## WHAT THE TASK REQUIRES:
Without the pictures, copy all the entries below exactly.

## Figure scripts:
◆ ◆ ◆ ◆ ◆
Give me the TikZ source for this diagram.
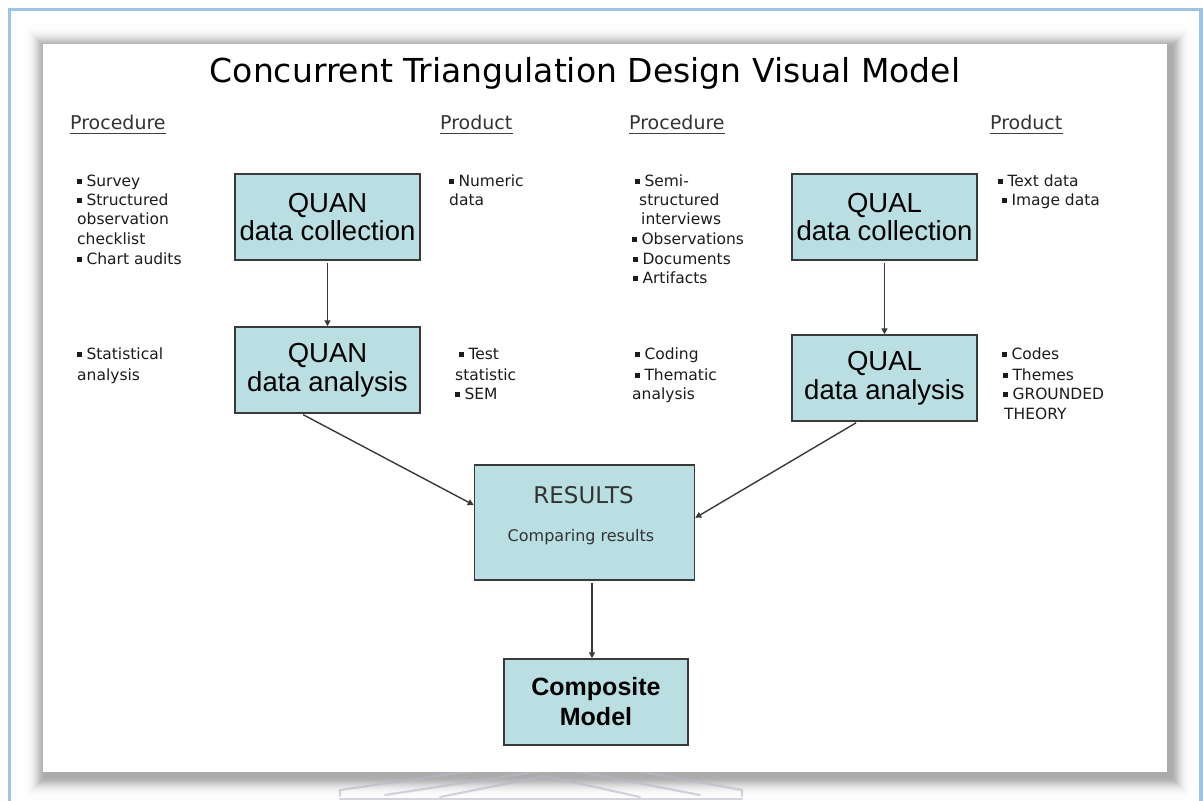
\documentclass[tikz,border=0pt]{standalone}
\usepackage{fontspec}
\setmainfont{DejaVu Sans}
\newfontfamily\arialf{Liberation Sans}
\usetikzlibrary{arrows.meta,calc}

\definecolor{boxfill}{RGB}{186,223,227}
\definecolor{boxline}{RGB}{58,58,58}
\definecolor{frameblue}{RGB}{157,195,230}
\definecolor{inktext}{RGB}{28,28,28}
\definecolor{marklogo}{RGB}{184,184,202}

% small square bullet used in the side lists
\newcommand{\bul}{\raisebox{0.26ex}{\rule{0.3em}{0.3em}}\hspace{0.3em}}

\begin{document}
\begin{tikzpicture}[x=1pt,y=-1pt,
  stage/.style={draw=boxline, line width=1.5pt, fill=boxfill, inner sep=0pt,
                minimum width=185pt, minimum height=86pt, align=center,
                font=\arialf\fontsize{27.5}{28.5}\selectfont, text=black},
  flow/.style={draw=boxline, line width=1.4pt, shorten <=2pt,
               -{Triangle[length=6pt,width=6pt]}},
  sidetxt/.style={anchor=base west, inner sep=0pt,
                  font=\fontsize{15.5}{19.5}\selectfont, text=inktext},
  colhead/.style={anchor=base west, inner sep=0pt,
                  font=\fontsize{19}{22}\selectfont, text=black!80}
]
\useasboundingbox (0,0) rectangle (1203,801);
\fill[white] (0,0) rectangle (1203,801);

% outer frame
\draw[frameblue, line width=3.5pt] (9.5,806) -- (9.5,9.5) -- (1201,9.5) -- (1201,806);

% soft drop shadow of the slide: opaque grey rings, lightest outside
\foreach \d in {24,23,...,0}{
  \pgfmathsetmacro\shadeval{33*exp(-(\d/10)^2)}
  \fill[black!\shadeval] (45-\d,47-\d) rectangle (1171+\d,777+\d);
}

% faint emblem peeking out below the slide
\begin{scope}[marklogo, line width=2.2pt, double=white!90!marklogo,
              double distance=2.2pt, line cap=round, opacity=0.6]
  \draw (340,799) -- (742,799);
  \draw (340,796) -- (340,790) -- (520,764);
  \draw (742,796) -- (742,790) -- (600,764);
  \draw (385,795) -- (560,768);
  \draw (700,795) -- (560,768);
  \draw (440,797) -- (545,776) -- (640,797);
\end{scope}

% slide
\fill[white] (43,44) rectangle (1167,772);

% title and column headings
\node[anchor=base, inner sep=0pt, font=\fontsize{33}{36}\selectfont] (title)
  at (585,82) {Concurrent Triangulation Design Visual Model};

\foreach \headx/\headtext [count=\k] in {70/Procedure, 440/Product, 629/Procedure, 990/Product}{
  \node[colhead] (head-\k) at (\headx,129) {\headtext};
  \draw[black!75, line width=0.9pt] ($(head-\k.south west)+(0,3.5)$) -- ($(head-\k.south east)+(0,3.5)$);
}

% side lists
\foreach \linex/\liney/\linetext [count=\k] in {
   77/186/{\bul Survey}, 77/205/{\bul Structured}, 77/224/{observation},
   77/244/{checklist}, 77/264/{\bul Chart audits},
   77/359/{\bul Statistical}, 77/380/{analysis},
   449/186/{\bul Numeric}, 449/205/{data},
   459/359/{\bul Test}, 455/380/{statistic}, 455/399/{\bul SEM},
   635/186/{\bul Semi-}, 639/205/{structured}, 641/224/{interviews},
   632/244/{\bul Observations}, 633/264/{\bul Documents}, 633/283/{\bul Artifacts},
   635/359/{\bul Coding}, 635/380/{\bul Thematic}, 632/399/{analysis},
   998/186/{\bul Text data}, 1002/205/{\bul Image data},
   1002/359/{\bul Codes}, 1003/380/{\bul Themes}, 1003/399/{\bul GROUNDED},
   1004/419/{THEORY}}{
  \node[sidetxt] (side-\k) at (\linex,\liney) {\linetext};
}

% process boxes
\node[stage] (qc) at (327.5,217) {QUAN\\data collection};
\node[stage] (qa) at (327.5,370) {QUAN\\data analysis};
\node[stage] (lc) at (884.5,217) {QUAL\\data collection};
\node[stage] (la) at (884.5,378) {QUAL\\data analysis};
\node[stage, minimum width=220pt, minimum height=115pt] (res) at (584.5,522.5) {};
\node[anchor=base, inner sep=0pt, font=\fontsize{23}{26}\selectfont, text=black!80]
  (res-title) at (583.5,503) {RESULTS};
\node[anchor=base, inner sep=0pt, font=\fontsize{16}{19}\selectfont, text=black!80]
  (res-sub) at (581,541) {Comparing results};
\node[stage, minimum width=184pt, font=\arialf\bfseries\fontsize{25}{30}\selectfont]
  (comp) at (596,702) {Composite\\Model};

% connectors
\draw[flow] (qc.south) -- (qa.north);
\draw[flow] (lc.south) -- (la.north);
\draw[flow] ($(qa.south west)!0.36!(qa.south east)$) -- ($(res.north west)!0.35!(res.south west)$);
\draw[flow] ($(la.south west)!0.357!(la.south east)$) -- ($(res.north east)!0.46!(res.south east)$);
\coordinate (drop) at (592,0);
\draw[flow] (res.south -| drop) -- (comp.north -| drop);
\end{tikzpicture}
\end{document}
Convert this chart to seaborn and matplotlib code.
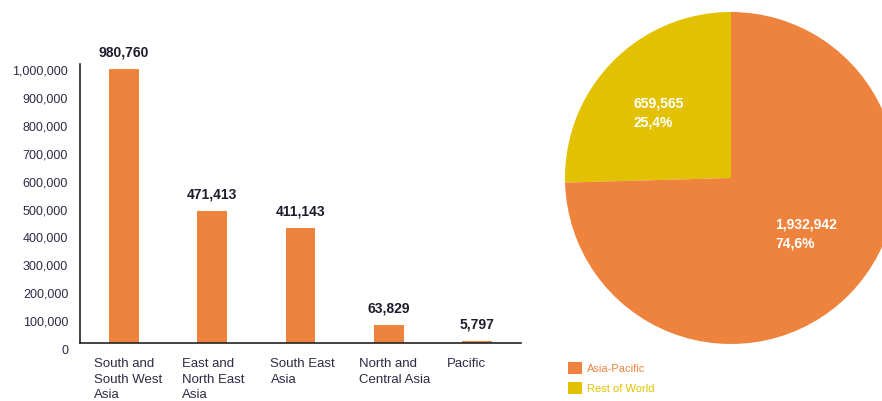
◆ ◆ ◆ ◆ ◆
## SOLVED EXERCISE:
Give me the TikZ source for this diagram.
\documentclass[tikz,border=0pt]{standalone}
\usepackage{fontspec}
\setmainfont{DejaVu Sans}
\newfontfamily\arialf{Liberation Sans}
\usetikzlibrary{arrows.meta,calc}

\definecolor{boxfill}{RGB}{186,223,227}
\definecolor{boxline}{RGB}{58,58,58}
\definecolor{frameblue}{RGB}{157,195,230}
\definecolor{inktext}{RGB}{28,28,28}
\definecolor{marklogo}{RGB}{184,184,202}

% small square bullet used in the side lists
\newcommand{\bul}{\raisebox{0.26ex}{\rule{0.3em}{0.3em}}\hspace{0.3em}}

\begin{document}
\begin{tikzpicture}[x=1pt,y=-1pt,
  stage/.style={draw=boxline, line width=1.5pt, fill=boxfill, inner sep=0pt,
                minimum width=185pt, minimum height=86pt, align=center,
                font=\arialf\fontsize{27.5}{28.5}\selectfont, text=black},
  flow/.style={draw=boxline, line width=1.4pt, shorten <=2pt,
               -{Triangle[length=6pt,width=6pt]}},
  sidetxt/.style={anchor=base west, inner sep=0pt,
                  font=\fontsize{15.5}{19.5}\selectfont, text=inktext},
  colhead/.style={anchor=base west, inner sep=0pt,
                  font=\fontsize{19}{22}\selectfont, text=black!80}
]
\useasboundingbox (0,0) rectangle (1203,801);
\fill[white] (0,0) rectangle (1203,801);

% outer frame
\draw[frameblue, line width=3.5pt] (9.5,806) -- (9.5,9.5) -- (1201,9.5) -- (1201,806);

% soft drop shadow of the slide: opaque grey rings, lightest outside
\foreach \d in {24,23,...,0}{
  \pgfmathsetmacro\shadeval{33*exp(-(\d/10)^2)}
  \fill[black!\shadeval] (45-\d,47-\d) rectangle (1171+\d,777+\d);
}

% faint emblem peeking out below the slide
\begin{scope}[marklogo, line width=2.2pt, double=white!90!marklogo,
              double distance=2.2pt, line cap=round, opacity=0.6]
  \draw (340,799) -- (742,799);
  \draw (340,796) -- (340,790) -- (520,764);
  \draw (742,796) -- (742,790) -- (600,764);
  \draw (385,795) -- (560,768);
  \draw (700,795) -- (560,768);
  \draw (440,797) -- (545,776) -- (640,797);
\end{scope}

% slide
\fill[white] (43,44) rectangle (1167,772);

% title and column headings
\node[anchor=base, inner sep=0pt, font=\fontsize{33}{36}\selectfont] (title)
  at (585,82) {Concurrent Triangulation Design Visual Model};

\foreach \headx/\headtext [count=\k] in {70/Procedure, 440/Product, 629/Procedure, 990/Product}{
  \node[colhead] (head-\k) at (\headx,129) {\headtext};
  \draw[black!75, line width=0.9pt] ($(head-\k.south west)+(0,3.5)$) -- ($(head-\k.south east)+(0,3.5)$);
}

% side lists
\foreach \linex/\liney/\linetext [count=\k] in {
   77/186/{\bul Survey}, 77/205/{\bul Structured}, 77/224/{observation},
   77/244/{checklist}, 77/264/{\bul Chart audits},
   77/359/{\bul Statistical}, 77/380/{analysis},
   449/186/{\bul Numeric}, 449/205/{data},
   459/359/{\bul Test}, 455/380/{statistic}, 455/399/{\bul SEM},
   635/186/{\bul Semi-}, 639/205/{structured}, 641/224/{interviews},
   632/244/{\bul Observations}, 633/264/{\bul Documents}, 633/283/{\bul Artifacts},
   635/359/{\bul Coding}, 635/380/{\bul Thematic}, 632/399/{analysis},
   998/186/{\bul Text data}, 1002/205/{\bul Image data},
   1002/359/{\bul Codes}, 1003/380/{\bul Themes}, 1003/399/{\bul GROUNDED},
   1004/419/{THEORY}}{
  \node[sidetxt] (side-\k) at (\linex,\liney) {\linetext};
}

% process boxes
\node[stage] (qc) at (327.5,217) {QUAN\\data collection};
\node[stage] (qa) at (327.5,370) {QUAN\\data analysis};
\node[stage] (lc) at (884.5,217) {QUAL\\data collection};
\node[stage] (la) at (884.5,378) {QUAL\\data analysis};
\node[stage, minimum width=220pt, minimum height=115pt] (res) at (584.5,522.5) {};
\node[anchor=base, inner sep=0pt, font=\fontsize{23}{26}\selectfont, text=black!80]
  (res-title) at (583.5,503) {RESULTS};
\node[anchor=base, inner sep=0pt, font=\fontsize{16}{19}\selectfont, text=black!80]
  (res-sub) at (581,541) {Comparing results};
\node[stage, minimum width=184pt, font=\arialf\bfseries\fontsize{25}{30}\selectfont]
  (comp) at (596,702) {Composite\\Model};

% connectors
\draw[flow] (qc.south) -- (qa.north);
\draw[flow] (lc.south) -- (la.north);
\draw[flow] ($(qa.south west)!0.36!(qa.south east)$) -- ($(res.north west)!0.35!(res.south west)$);
\draw[flow] ($(la.south west)!0.357!(la.south east)$) -- ($(res.north east)!0.46!(res.south east)$);
\coordinate (drop) at (592,0);
\draw[flow] (res.south -| drop) -- (comp.north -| drop);
\end{tikzpicture}
\end{document}
Convert this chart to seaborn and matplotlib code.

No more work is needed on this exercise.